## Begin

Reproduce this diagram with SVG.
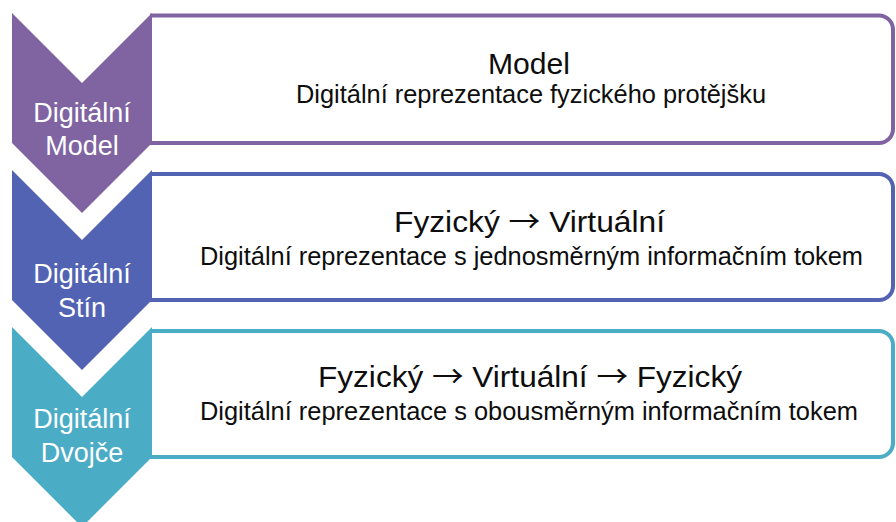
<svg xmlns="http://www.w3.org/2000/svg" width="896" height="522" viewBox="0 0 896 522">
  <style>
    .box { fill: #ffffff; stroke-width: 4; }
    .title { font-family: "Liberation Sans", Arial, sans-serif; font-size: 30px; fill: #0d0d0d; text-anchor: middle; }
    .sub { font-family: "Liberation Sans", Arial, sans-serif; font-size: 25px; fill: #0d0d0d; text-anchor: middle; }
    .arr { font-family: "Noto Sans CJK SC", "DejaVu Sans", sans-serif; font-weight: normal; }
    .lbl { font-family: "Liberation Sans", Arial, sans-serif; font-size: 27px; fill: #ffffff; text-anchor: middle; }
    .purple { fill: #8064a2; }
    .blue { fill: #5263b3; }
    .teal { fill: #4bacc6; }
  </style>
  <rect width="896" height="522" fill="#ffffff"/>

  <g id="box-model">
    <path class="box" d="M150,15.5 H879 A14,14 0 0 1 893,29.5 V129 A14,14 0 0 1 879,143 H150" stroke="#8064a2"/>
    <text class="title" x="529" y="74" textLength="82" lengthAdjust="spacingAndGlyphs">Model</text>
    <text class="sub" x="531" y="103" textLength="470" lengthAdjust="spacingAndGlyphs">Digitální reprezentace fyzického protějšku</text>
  </g>
  <g id="box-shadow">
    <path class="box" d="M150,174 H879 A14,14 0 0 1 893,188 V286 A14,14 0 0 1 879,300 H150" stroke="#5263b3"/>
    <text class="title" x="529.5" y="232" textLength="271" lengthAdjust="spacingAndGlyphs">Fyzický <tspan class="arr">→</tspan> Virtuální</text>
    <text class="sub" x="531.5" y="265" textLength="663" lengthAdjust="spacingAndGlyphs">Digitální reprezentace s jednosměrným informačním tokem</text>
  </g>
  <g id="box-twin">
    <path class="box" d="M150,331 H879 A14,14 0 0 1 893,345 V443 A14,14 0 0 1 879,457 H150" stroke="#4bacc6"/>
    <text class="title" x="530" y="387" textLength="424" lengthAdjust="spacingAndGlyphs">Fyzický <tspan class="arr">→</tspan> Virtuální <tspan class="arr">→</tspan> Fyzický</text>
    <text class="sub" x="529" y="420" textLength="658" lengthAdjust="spacingAndGlyphs">Digitální reprezentace s obousměrným informačním tokem</text>
  </g>

  <g id="chevron-model">
    <polygon class="purple" points="12,13 82,83 152,13 152,143 82,213 12,143"/>
    <text class="lbl" x="82" y="122">Digitální</text>
    <text class="lbl" x="82" y="155">Model</text>
  </g>
  <g id="chevron-shadow">
    <polygon class="blue" points="12,170 82,240 152,170 152,300 82,370 12,300"/>
    <text class="lbl" x="82" y="283">Digitální</text>
    <text class="lbl" x="82" y="317">Stín</text>
  </g>
  <g id="chevron-twin">
    <polygon class="teal" points="12,327 82,397 152,327 152,457 82,527 12,457"/>
    <text class="lbl" x="82" y="428">Digitální</text>
    <text class="lbl" x="82" y="462">Dvojče</text>
  </g>

  <g id="connectors"/>
</svg>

## End

=== WRITTEN TASK ===
Strip out the pictures and quote the remaining data word for word.

=== RESPONSE TO THE TASK ===
Reproduce this diagram with SVG.
<svg xmlns="http://www.w3.org/2000/svg" width="896" height="522" viewBox="0 0 896 522">
  <style>
    .box { fill: #ffffff; stroke-width: 4; }
    .title { font-family: "Liberation Sans", Arial, sans-serif; font-size: 30px; fill: #0d0d0d; text-anchor: middle; }
    .sub { font-family: "Liberation Sans", Arial, sans-serif; font-size: 25px; fill: #0d0d0d; text-anchor: middle; }
    .arr { font-family: "Noto Sans CJK SC", "DejaVu Sans", sans-serif; font-weight: normal; }
    .lbl { font-family: "Liberation Sans", Arial, sans-serif; font-size: 27px; fill: #ffffff; text-anchor: middle; }
    .purple { fill: #8064a2; }
    .blue { fill: #5263b3; }
    .teal { fill: #4bacc6; }
  </style>
  <rect width="896" height="522" fill="#ffffff"/>

  <g id="box-model">
    <path class="box" d="M150,15.5 H879 A14,14 0 0 1 893,29.5 V129 A14,14 0 0 1 879,143 H150" stroke="#8064a2"/>
    <text class="title" x="529" y="74" textLength="82" lengthAdjust="spacingAndGlyphs">Model</text>
    <text class="sub" x="531" y="103" textLength="470" lengthAdjust="spacingAndGlyphs">Digitální reprezentace fyzického protějšku</text>
  </g>
  <g id="box-shadow">
    <path class="box" d="M150,174 H879 A14,14 0 0 1 893,188 V286 A14,14 0 0 1 879,300 H150" stroke="#5263b3"/>
    <text class="title" x="529.5" y="232" textLength="271" lengthAdjust="spacingAndGlyphs">Fyzický <tspan class="arr">→</tspan> Virtuální</text>
    <text class="sub" x="531.5" y="265" textLength="663" lengthAdjust="spacingAndGlyphs">Digitální reprezentace s jednosměrným informačním tokem</text>
  </g>
  <g id="box-twin">
    <path class="box" d="M150,331 H879 A14,14 0 0 1 893,345 V443 A14,14 0 0 1 879,457 H150" stroke="#4bacc6"/>
    <text class="title" x="530" y="387" textLength="424" lengthAdjust="spacingAndGlyphs">Fyzický <tspan class="arr">→</tspan> Virtuální <tspan class="arr">→</tspan> Fyzický</text>
    <text class="sub" x="529" y="420" textLength="658" lengthAdjust="spacingAndGlyphs">Digitální reprezentace s obousměrným informačním tokem</text>
  </g>

  <g id="chevron-model">
    <polygon class="purple" points="12,13 82,83 152,13 152,143 82,213 12,143"/>
    <text class="lbl" x="82" y="122">Digitální</text>
    <text class="lbl" x="82" y="155">Model</text>
  </g>
  <g id="chevron-shadow">
    <polygon class="blue" points="12,170 82,240 152,170 152,300 82,370 12,300"/>
    <text class="lbl" x="82" y="283">Digitální</text>
    <text class="lbl" x="82" y="317">Stín</text>
  </g>
  <g id="chevron-twin">
    <polygon class="teal" points="12,327 82,397 152,327 152,457 82,527 12,457"/>
    <text class="lbl" x="82" y="428">Digitální</text>
    <text class="lbl" x="82" y="462">Dvojče</text>
  </g>

  <g id="connectors"/>
</svg>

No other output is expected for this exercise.